The normalization of variables needed otherwise higher range variables can bias it.
In KNN, we need to work on pre-processing stage like noise removal.
As the name suggests, it is used to solve the clustering problems. It is basically a type of unsupervised learning. The main logic of K-Means clustering algorithm is to classify the data set through a number of clusters. Follow these steps to form clusters by K-means −
K-means picks k number of points for each cluster known as centroids.
Now each data point forms a cluster with the closest centroids, i.e., k clusters.
Now, it will find the centroids of each cluster based on the existing cluster members.
We need to repeat these steps until convergence occurs.

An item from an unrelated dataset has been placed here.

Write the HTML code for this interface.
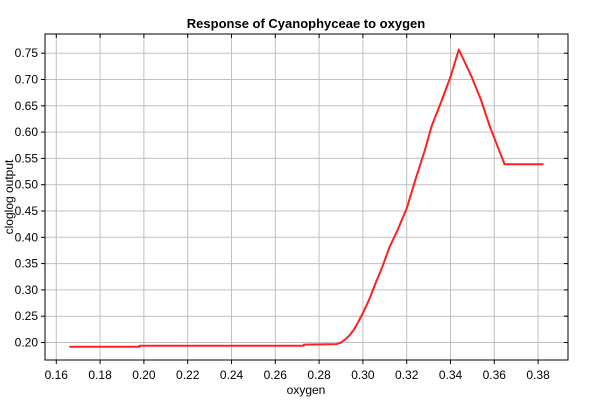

It is a supervised classification algorithm. The advantage of random forest algorithm is that it can be used for both classification and regression kind of problems. Basically it is the collection of decision trees (i.e., forest) or you can say ensemble of the decision trees. The basic concept of random forest is that each tree gives a classification and the forest chooses the best classifications from them. Followings are the advantages of Random Forest algorithm −
Random forest classifier can be used for both classification and regression tasks.
They can handle the missing values.
It won’t over fit the model even if we have more number of trees in the forest.